Credit utilization ratio is the amount of credit you're using compared to your total available credit limit. Aim to keep your credit utilization below 30%. If possible, try to pay off high balances or pay down your credit cards to improve this ratio and positively impact your credit score.

4. Avoid Taking on New Debt

Before applying for a mortgage, try to avoid taking on new debt, such as new credit cards or loans. Each new application can result in a hard inquiry on your credit report, which may temporarily decrease your score. Focus on existing debts and improving your current credit situation instead.

5. Keep Old Accounts Open

Length of credit history plays a role in your overall credit score. Keeping older accounts open, even if you don’t use them, can help lengthen your credit history, which can enhance your score. Just ensure there are no annual fees associated with these accounts.

6. Mix of Credit Types

A diverse mix of credit can also benefit your credit score. Lenders prefer borrowers with experience managing different types of credit, such as credit cards, installment loans, and retail accounts. However, don't open new credit accounts solely to diversify your profile; only take on additional debt if you can manage it responsibly.

7. Seek Professional Help if Needed

If you're struggling to improve your credit score on your own, consider seeking help from a credit counseling agency. These professionals can provide you with personalized advice and strategies tailored to your financial situation.

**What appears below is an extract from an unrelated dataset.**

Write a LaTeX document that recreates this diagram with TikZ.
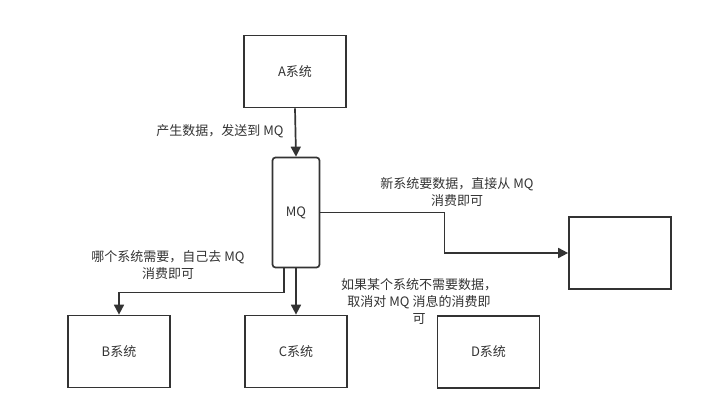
\documentclass[tikz,border=0pt]{standalone}
\usepackage{fontspec}
\setmainfont{Noto Sans CJK SC}
\usepackage{tikz}
\usetikzlibrary{arrows.meta,calc}
\definecolor{linegray}{HTML}{333333}
\definecolor{textgray}{HTML}{333333}

\tikzset{
  sysbox/.style = {draw=linegray, line width=1.7pt, minimum width=102pt, minimum height=72pt,
                   inner sep=0pt, text=textgray, font=\fontsize{13}{17}\selectfont},
  mqbox/.style  = {sysbox, minimum width=47pt, minimum height=110pt, rounded corners=3pt},
  note/.style   = {align=center, text=textgray, inner sep=0pt, font=\fontsize{13}{17}\selectfont},
  arr/.style    = {draw=linegray, line width=1.7pt, -{Triangle[length=10pt,width=10pt]}}
}

\begin{document}
\begin{tikzpicture}[x=1pt,y=-1pt]
\useasboundingbox (0,0) rectangle (727,419);

% systems
\node[sysbox]  (A)  at (295,71.5)  {A系统};
\node[mqbox]   (MQ) at (296,212.5) {MQ};
\node[sysbox]  (B)  at (119,351.5) {B系统};
\node[sysbox]  (C)  at (296,351.5) {C系统};
\node[sysbox]  (D)  at (488.5,352) {D系统};
\node[sysbox]  (E)  at (620,253)   {};

% connectors
\draw[arr] (A.south) -- (MQ.north);
\draw[arr] (MQ.east) -- ++(124,0) |- (E.west);
\draw[arr] ([xshift=-12pt]MQ.south) -- ++(0,24) -| (B.north);
\draw[arr] (MQ.south) -- (C.north);

% labels
\node[note] (l1) at (220,131) {产生数据，发送到 MQ};
\node[note] (l2) at (457,192) {新系统要数据，直接从 MQ\\消费即可};
\node[note] (l3) at (168,265) {哪个系统需要，自己去 MQ\\消费即可};
\node[note] (l4) at (419,302) {如果某个系统不需要数据，\\取消对 MQ 消息的消费即\\可};
\end{tikzpicture}
\end{document}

8. Monitor Your Credit Regularly

Once you've taken steps to improve your credit score, continue to monitor your credit regularly. Many services offer free credit score tracking, allowing you to see how your efforts affect your score over time. Regular monitoring can help you catch potential issues early and maintain your improved credit standing.

By following these strategies, you can significantly improve your credit score and increase your chances of mortgage pre-approval. A healthier credit score not only enhances your approval prospects but also facilitates better terms and lower interest rates, ultimately saving you money in the long run.